Server Version#: 3.69.4
Player Version#: HTML5 on Chrome.
I have configured my Plex server to use an SSL certificate issued by Letsencrypt. I have configured the domain, and the password. However, when I use SSL to connect to it (https), Chrome is telling me that the site is not secure, and it indicates that the certificate is invalid. The certificate in question is not the one I used in the configuration, but rather the following:
*.52a9090c340e445582bdf7c5f92612d0.plex.direct
ssued by: Plex Devices High Assurance CA2
Expires: Saturday, November 2, 2019 at 5:00:00 AM Pacific Daylight Time
You need to install on your computer the root certificate from Letsencrypt. That is why it isn’t working, you don’t have a trusted certificate on your PC to bounce against the server certificate.
My certificate is signed by a CA which is trusted on just about all OS distributions (https://letsencrypt.org/). However, Plex is not using my certificate (the one I configured in the PMS along with a private key and pkcs8 passphrase). To see my actual certificate working go to https://tinskip.net
It s been a while since I installed a certificate for anything Web-Related. Back in the day you installed a certificate by making a key, installing the Encrypt or whatever certificate, on your Webserver (payara, tomcat, whatever) and then linking it. It has nothing to do with the fact that letsEncrypt is trusted or not.
If you used Services like Plesk(Sounds like Plex, something totally different) it could be automated and was done in about 10 seconds. Maybe that is the reason you wonder why it’s not easier? As far as I know they are few Applications who can do this, not sure about Plex’s capabilities regarding that.
Installing it manually is still needed often and should take about an hour, if you don’t have much experience. (tons of tutorials online)
Edit: Best someone who has done it before speaks at this point. They maybe able to point you towards an easier solution then a manual one.
I have seen where smaller companies require a CA to be installed on the local host. The bigger companies like godaddy and Norton don’t because they are pre-installed on most operating systems.
Did you put your custom domain name in there, as a complete URL ?
Because if you didn’t, remote Plex clients will contact your server under its default FQDN on the *.plex.direct subdomain.
Which all servers get assigned automatically when they are signed into a plex.tv account.

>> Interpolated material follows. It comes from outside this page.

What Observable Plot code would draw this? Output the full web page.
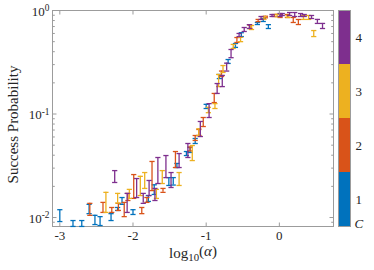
<!DOCTYPE html>
<html><head><meta charset="utf-8">
<script src="https://cdn.jsdelivr.net/npm/d3@7"></script>
<script src="https://cdn.jsdelivr.net/npm/@observablehq/plot@0.6"></script>
<style>
body{margin:0;background:#fff}
#wrap{position:relative;width:374px;height:270px}
#wrap svg{position:absolute;left:0;top:0}
#wrap svg, #wrap svg text{font-family:"Liberation Serif","DejaVu Serif",serif}
</style>
</head><body><div id="wrap"></div>
<script>
// ---- data ----
const cValues = [1, 2, 3, 4];
const cColors = ["#0072BD", "#D95319", "#EDB120", "#7E2F8E"];
const xTicks = [-3, -2, -1, 0];
const yMajor = [0.01, 0.1, 1];
const yMinor = [0.009, 0.02, 0.03, 0.04, 0.05, 0.06, 0.07, 0.08, 0.09, 0.2, 0.3, 0.4, 0.5, 0.6, 0.7, 0.8, 0.9];

const c1Alpha = [-3.00,-2.82,-2.70,-2.60,-2.52,-2.45,-2.30,-2.21,-2.15,-2.00,-1.79,-1.71,-1.51,-1.45,-1.40,-1.27,-1.22,-1.15,-1.00,-0.82,-0.70,-0.60,-0.52,-0.30,-0.22,-0.15];
const c1Lo    = [0.00914,0.0082,0.0082,0.0109,0.00855,0.00837,0.00935,0.0117,0.0134,0.0107,0.0143,0.0167,0.0204,0.0206,0.0304,0.0397,0.0425,0.0519,0.113,0.220,0.308,0.44,0.56,0.732,0.783,0.67];
const c1Hi    = [0.0119,0.00935,0.00935,0.0134,0.0105,0.0102,0.0109,0.0125,0.0156,0.0119,0.0163,0.0207,0.0243,0.0243,0.0333,0.0434,0.0475,0.0580,0.124,0.241,0.336,0.48,0.61,0.766,0.837,0.73];

const c2Alpha = [-2.59,-2.41,-2.29,-2.20,-2.12,-2.07,-1.99,-1.88,-1.81,-1.74,-1.59,-1.42,-1.22,-1.15,-1.10,-1.04,-0.89,-0.79,-0.58,-0.40,-0.29,-0.19,-0.07,0.01,0.11,0.19,0.26];
const c2Lo    = [0.0105,0.0112,0.0112,0.0117,0.0102,0.0146,0.0153,0.0109,0.0140,0.0182,0.0175,0.0304,0.044,0.0555,0.062,0.0757,0.129,0.23,0.491,0.67,0.78,0.85,0.875,0.856,0.856,0.766,0.732];
const c2Hi    = [0.0137,0.0140,0.0125,0.0137,0.0140,0.0171,0.0260,0.0125,0.0156,0.0348,0.0191,0.0434,0.048,0.0620,0.0709,0.0925,0.158,0.26,0.548,0.72,0.82,0.88,0.915,0.915,0.915,0.856,0.819];

const c3Alpha = [-2.37,-2.21,-2.05,-1.90,-1.84,-1.68,-1.60,-1.37,-1.19,-1.10,-0.97,-0.88,-0.83,-0.77,-0.63,-0.53,-0.38,-0.21,-0.03,0.12,0.33,0.40,0.47];
const c3Lo    = [0.0112,0.0138,0.0153,0.0163,0.0191,0.0153,0.0213,0.0204,0.0355,0.062,0.103,0.113,0.184,0.252,0.43,0.50,0.655,0.82,0.87,0.856,0.82,0.82,0.56];
const c3Hi    = [0.0175,0.0171,0.0187,0.025,0.0272,0.0187,0.0284,0.0272,0.0496,0.072,0.116,0.126,0.241,0.294,0.47,0.55,0.716,0.875,0.92,0.895,0.895,0.895,0.64];

const c4Alpha = [-2.25,-2.08,-1.95,-1.86,-1.78,-1.70,-1.66,-1.55,-1.48,-1.37,-1.25,-1.08,-0.96,-0.85,-0.78,-0.72,-0.66,-0.55,-0.48,-0.41,-0.25,-0.10,0.01,0.04,0.14,0.21,0.29,0.34,0.44,0.52,0.59];
const c4Lo    = [0.0218,0.0112,0.0156,0.0137,0.0163,0.0146,0.0213,0.0243,0.0195,0.0304,0.0380,0.0606,0.0925,0.158,0.184,0.26,0.35,0.56,0.627,0.67,0.82,0.875,0.875,0.895,0.895,0.875,0.875,0.875,0.837,0.75,0.67];
const c4Hi    = [0.0284,0.0171,0.0238,0.0171,0.0228,0.0191,0.0380,0.0397,0.0272,0.0415,0.0519,0.0847,0.126,0.197,0.236,0.31,0.42,0.60,0.685,0.73,0.875,0.915,0.935,0.935,0.956,0.956,0.935,0.915,0.895,0.82,0.75];

const series = [
  {C: 1, alpha: c1Alpha, lo: c1Lo, hi: c1Hi},
  {C: 2, alpha: c2Alpha, lo: c2Lo, hi: c2Hi},
  {C: 3, alpha: c3Alpha, lo: c3Lo, hi: c3Hi},
  {C: 4, alpha: c4Alpha, lo: c4Lo, hi: c4Hi}
];

// ---- helpers ----
const line = (dx, dy) => ({draw(ctx, size) { const r = Math.sqrt(size / Math.PI); ctx.moveTo(0, 0); ctx.lineTo(dx * r, dy * r); }});
const capSym = {draw(ctx, size) { const r = Math.sqrt(size / Math.PI); ctx.moveTo(-r, 0); ctx.lineTo(r, 0); }};
const FONT = "Liberation Serif";
const AX = "#9c9c9c";
const TXT = "#262626";

const marks = [Plot.frame({stroke: AX, strokeWidth: 1})];
for (const s of series) {
  const rows = s.alpha.map((a, i) => ({alpha: a, lo: s.lo[i], hi: s.hi[i], C: s.C}));
  marks.push(
    Plot.ruleX(rows, {x: "alpha", y1: "lo", y2: "hi", stroke: "C", strokeWidth: 1.3}),
    Plot.dot(rows, {x: "alpha", y: "lo", symbol: capSym, r: 2.6, stroke: "C", strokeWidth: 1.3}),
    Plot.dot(rows, {x: "alpha", y: "hi", symbol: capSym, r: 2.6, stroke: "C", strokeWidth: 1.3})
  );
}
marks.push(
  // inward ticks
  Plot.dot(xTicks, {x: d => d, frameAnchor: "bottom", symbol: line(0, -1), r: 4, stroke: AX, strokeWidth: 1}),
  Plot.dot(xTicks, {x: d => d, frameAnchor: "top", symbol: line(0, 1), r: 4, stroke: AX, strokeWidth: 1}),
  Plot.dot(yMajor, {y: d => d, frameAnchor: "left", symbol: line(1, 0), r: 4, stroke: AX, strokeWidth: 1}),
  Plot.dot(yMajor, {y: d => d, frameAnchor: "right", symbol: line(-1, 0), r: 4, stroke: AX, strokeWidth: 1}),
  Plot.dot(yMinor, {y: d => d, frameAnchor: "left", symbol: line(1, 0), r: 2.3, stroke: AX, strokeWidth: 1}),
  Plot.dot(yMinor, {y: d => d, frameAnchor: "right", symbol: line(-1, 0), r: 2.3, stroke: AX, strokeWidth: 1}),
  // tick labels
  Plot.text(xTicks, {x: d => d, frameAnchor: "bottom", text: d => String(d), dy: 13, fill: TXT, fontSize: 13, fontFamily: FONT}),
  Plot.text(yMajor, {y: d => d, frameAnchor: "left", text: d => "10^" + Math.round(Math.log10(d)), textAnchor: "end", dx: -3, dy: 1, fill: TXT, fontSize: 13, fontFamily: FONT}),
  // axis titles
  Plot.text(["log10(α)"], {frameAnchor: "bottom", text: d => d, textAnchor: "middle", dy: 31, fill: TXT, fontSize: 15, fontFamily: FONT}),
  Plot.text(["Success Probability"], {frameAnchor: "left", text: d => d, textAnchor: "middle", rotate: -90, dx: -39, dy: 6, fill: TXT, fontSize: 15, fontFamily: FONT})
);

const main = Plot.plot({
  width: 374, height: 270,
  marginLeft: 52, marginRight: 41, marginTop: 10, marginBottom: 44,
  style: {background: "white", overflow: "visible"},
  x: {domain: [-3.1, 0.74], axis: null},
  y: {type: "log", domain: [0.00819, 1], axis: null},
  color: {domain: cValues, range: cColors},
  marks
});

// superscripts on y tick labels, subscript in x title
d3.select(main).selectAll("text").each(function() {
  const t = d3.select(this);
  const s = this.textContent;
  if (/^10\^-?\d+$/.test(s)) {
    const [base, exp] = s.split("^");
    t.text(base);
    t.append("tspan").attr("dy", "-0.45em").attr("font-size", "0.72em").text(exp);
  } else if (s === "log10(α)") {
    t.text("log");
    t.append("tspan").attr("dy", "0.3em").attr("font-size", "0.72em").text("10");
    t.append("tspan").attr("dy", "-0.3em").text("(");
    t.append("tspan").attr("font-style", "italic").text("α");
    t.append("tspan").text(")");
  }
});

const cb = Plot.plot({
  width: 374, height: 270,
  marginLeft: 338, marginRight: 24, marginTop: 10, marginBottom: 44,
  style: {background: "transparent", overflow: "visible"},
  x: {axis: null},
  y: {domain: [0.5, 4.5], axis: null},
  color: {domain: cValues, range: cColors},
  marks: [
    Plot.rect(cValues, {y1: d => d - 0.5, y2: d => d + 0.5, fill: d => d}),
    Plot.frame({stroke: AX, strokeWidth: 1}),
    Plot.text(cValues, {y: d => d, text: d => String(d), frameAnchor: "right", textAnchor: "start", dx: 5, fill: TXT, fontSize: 13, fontFamily: FONT}),
    Plot.text(["C"], {frameAnchor: "bottom-right", text: d => d, textAnchor: "start", dx: 4, dy: 1, fill: TXT, fontSize: 13, fontStyle: "italic", fontFamily: FONT})
  ]
});

const wrap = document.getElementById("wrap");
wrap.appendChild(main);
wrap.appendChild(cb);
</script>
</body></html>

I believe the problem is that you are using a PKCS#7 certificate container (has the full chain), instead of a PKCS#12 one (contains the individual certificate + private key). You can use the openssl pkcs12 command to package both the certificate (don’t need the full chain, just the domain leaf) and the private key into a password-protected .pfx file. You then use that file as the certificate, and set the encryption key to the passphrase (literal, not a file).